Optical potential for light nuclei and momentum-space eikonal phase function

The space radiation environment comprises all of the nuclei in the periodic table with energies that extend from a fraction of an MeV/n to TeV/n. The vast range of projectile–target and energy combinations necessitates highly efficient and accurate cross section codes for use in radiation transport codes. As particles in the space radiation environment impinge on shielding materials, nuclear reactions, such as nuclear fragmentation, occur. One way of estimating nuclear fragmentation cross sections is to use an abrasion–ablation model, which describes how nucleons are dislodged from the nuclei as a result of nuclear collisions and the mechanism by which excited pre-fragments decay via particle emission to more stable states.
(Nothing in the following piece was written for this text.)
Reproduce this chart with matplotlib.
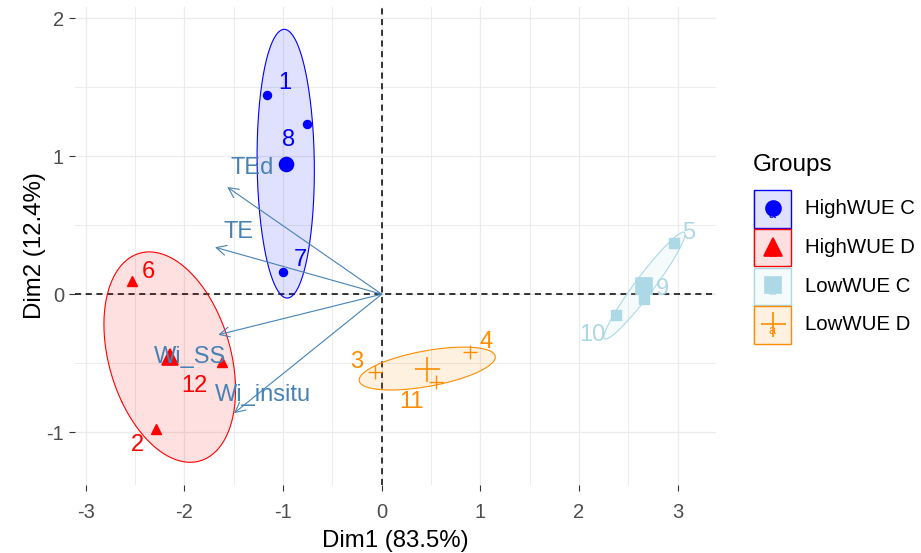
import numpy as np
import matplotlib
matplotlib.use("Agg")
import matplotlib.pyplot as plt
from matplotlib.patches import Rectangle

plt.rcParams['font.family'] = ['Liberation Sans', 'DejaVu Sans']
plt.rcParams['axes.unicode_minus'] = False

# individuals (PCA scores)
obs_ids = ["1", "8", "7", "6", "2", "12", "5", "9", "10", "3", "4", "11"]
obs_group = ["HighWUE C"] * 3 + ["HighWUE D"] * 3 + ["LowWUE C"] * 3 + ["LowWUE D"] * 3
dim1 = [-1.166, -0.757, -0.997, -2.536, -2.289, -1.623, 2.960, 2.656, 2.378, -0.067, 0.897, 0.555]
dim2 = [1.442, 1.234, 0.159, 0.099, -0.978, -0.488, 0.372, -0.036, -0.150, -0.565, -0.418, -0.633]

# variables (arrows)
var_names = ["TEd", "TE", "Wi_SS", "Wi_insitu"]
var_dim1 = [-1.566, -1.690, -1.657, -1.498]
var_dim2 = [0.776, 0.340, -0.294, -0.862]

group_names = ["HighWUE C", "HighWUE D", "LowWUE C", "LowWUE D"]
x_ticks = [-3, -2, -1, 0, 1, 2, 3]
y_ticks = [-1, 0, 1, 2]

# styles
colors = {"HighWUE C": "#0000FF", "HighWUE D": "#FF0000",
          "LowWUE C": "#ADD8E6", "LowWUE D": "#FF8C00"}
markers = {"HighWUE C": "o", "HighWUE D": "^", "LowWUE C": "s", "LowWUE D": "+"}
small_ms = {"o": 5.8, "^": 6.5, "s": 6.5, "+": 9.5}
big_ms = {"o": 10.0, "^": 11.0, "s": 11.0, "+": 18.0}
legend_ms = {"o": 10.8, "^": 12.5, "s": 11.5, "+": 18.0}
arrow_col = "#4682B4"

# repelled label offsets, in pixels
obs_offsets = {"1": (18, 12), "8": (-18, -16), "7": (17, 12), "6": (17, 9),
               "2": (-19, -16), "12": (-27, -24), "5": (15, 10), "9": (19, 10),
               "10": (-24, -20), "3": (-18, 10), "4": (16, 10), "11": (-25, -20)}
var_offsets = {"TEd": (25, 19), "TE": (24, 15), "Wi_SS": (-28, -22), "Wi_insitu": (29, 18)}


def conf_ellipse(x, y, level=0.95, n_pts=200):
    pts = np.column_stack([x, y])
    centre = pts.mean(axis=0)
    cov = np.cov(pts, rowvar=False) / len(pts)
    t = np.sqrt(-2 * np.log(1 - level))
    vals, vecs = np.linalg.eigh(cov)
    theta = np.linspace(0, 2 * np.pi, n_pts)
    circle = np.column_stack([np.cos(theta), np.sin(theta)])
    return centre + t * circle @ (vecs * np.sqrt(vals)).T


W, H = 921, 553
fig = plt.figure(figsize=(W / 100, H / 100), dpi=100)
px_l, px_r, px_t, px_b = 75, 716, 7, 485
ax = fig.add_axes([px_l / W, 1 - px_b / H, (px_r - px_l) / W, (px_b - px_t) / H])

ax.set_xlim(-3.11, 3.39)
ax.set_ylim(-1.382, 2.08)
ax.set_xticks(x_ticks)
ax.set_yticks(y_ticks)
ax.set_xticks(np.arange(-2.5, 3.0, 1.0), minor=True)
ax.set_yticks([-0.5, 0.5, 1.5], minor=True)
ax.grid(which="major", color="#EBEBEB", lw=0.9)
ax.grid(which="minor", color="#EBEBEB", lw=0.65)
ax.set_axisbelow(True)
for s in ax.spines.values():
    s.set_visible(False)
ax.tick_params(which="major", length=4.5, width=0.8, color="#333333",
               labelsize=14.5, labelcolor="#4D4D4D", pad=3.5)
ax.tick_params(axis="x", which="major", pad=8.5)
ax.tick_params(which="minor", length=0)
ax.set_xlabel("Dim1 (83.5%)", fontsize=17.3, labelpad=5.5)
ax.set_ylabel("Dim2 (12.4%)", fontsize=17.3, labelpad=0)

ax.axhline(0, color="black", lw=1.1, ls=(0, (4, 3)), zorder=2)
ax.axvline(0, color="black", lw=1.1, ls=(0, (4, 3)), zorder=2)

d1 = np.array(dim1)
d2 = np.array(dim2)
grp = np.array(obs_group)
for g in group_names:
    m = grp == g
    c = colors[g]
    mk = markers[g]
    ell = conf_ellipse(d1[m], d2[m])
    ax.fill(ell[:, 0], ell[:, 1], color=c, alpha=0.12, lw=0, zorder=3)
    ax.plot(ell[:, 0], ell[:, 1], color=c, lw=0.8, zorder=4)
    ax.plot(d1[m], d2[m], ls="none", marker=mk, ms=small_ms[mk], color=c,
            mew=1.0, zorder=5)
    ax.plot(d1[m].mean(), d2[m].mean(), ls="none", marker=mk, ms=big_ms[mk],
            color=c, mew=1.2, zorder=5)

for lab, x, y, g in zip(obs_ids, dim1, dim2, obs_group):
    ax.annotate(lab, (x, y), xytext=obs_offsets[lab], textcoords="offset pixels",
                ha="center", va="center", fontsize=17, color=colors[g], zorder=6)

for name, x, y in zip(var_names, var_dim1, var_dim2):
    ax.annotate("", xy=(x, y), xytext=(0, 0),
                arrowprops=dict(arrowstyle="->", color=arrow_col, lw=0.8,
                                shrinkA=0, shrinkB=0, mutation_scale=18), zorder=7)
    ax.annotate(name, (x, y), xytext=var_offsets[name], textcoords="offset pixels",
                ha="center", va="center", fontsize=17, color=arrow_col, zorder=7)

# legend, drawn in pixel space
lax = fig.add_axes([0, 0, 1, 1])
lax.set_xlim(0, W)
lax.set_ylim(H, 0)
lax.axis("off")
lax.text(753, 165, "Groups", fontsize=17.5, ha="left", va="center", color="black")
key_top, key_h, key_x, key_w = 189.5, 38.7, 753, 39
for i, g in enumerate(group_names):
    c = colors[g]
    mk = markers[g]
    y0 = key_top + i * key_h
    cy = y0 + key_h / 2
    cx = key_x + key_w / 2
    lax.add_patch(Rectangle((key_x, y0), key_w, key_h, facecolor=c, alpha=0.12, lw=0))
    lax.add_patch(Rectangle((key_x + 0.6, y0 + 0.6), key_w - 1.2, key_h - 1.2,
                            facecolor="none", edgecolor=c, lw=1.0))
    lax.text(cx - 1, cy + 6, "a", fontsize=9, color=c, ha="center", va="center")
    lax.plot(cx, cy - 1, ls="none", marker=mk, ms=legend_ms[mk], color=c, mew=1.2)
    lax.text(805, cy, g, fontsize=14.7, ha="left", va="center", color="black")

fig.savefig("out.png", dpi=100)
The well-known partial wave solution method cannot be used directly for the computation of abrasion cross sections. Instead, abrasion cross sections may be computed by slightly altering the Eikonal solution method, which is a high energy (small scattering angle) approximation that depends on the nucleus–nucleus optical potential. The aim of the current work is to present two efficient methods for the computation of the Eikonal phase shift function. Analytic formulas of the optical potential are presented in the position-space representation for nuclei that are well-represented by harmonic-well nuclear matter densities (A < 20), which reduces the Eikonal phase factor to an integration over a single dimension. Next, the Eikonal phase function is presented in the momentum-space representation, which is particularly useful when the Fourier transform of the position-space optical potential is known. These new methods increase the computational efficiency by three orders of magnitude and allow for rapid prediction of elastic differential, total, elastic, and reaction cross sections in the Eikonal approximation.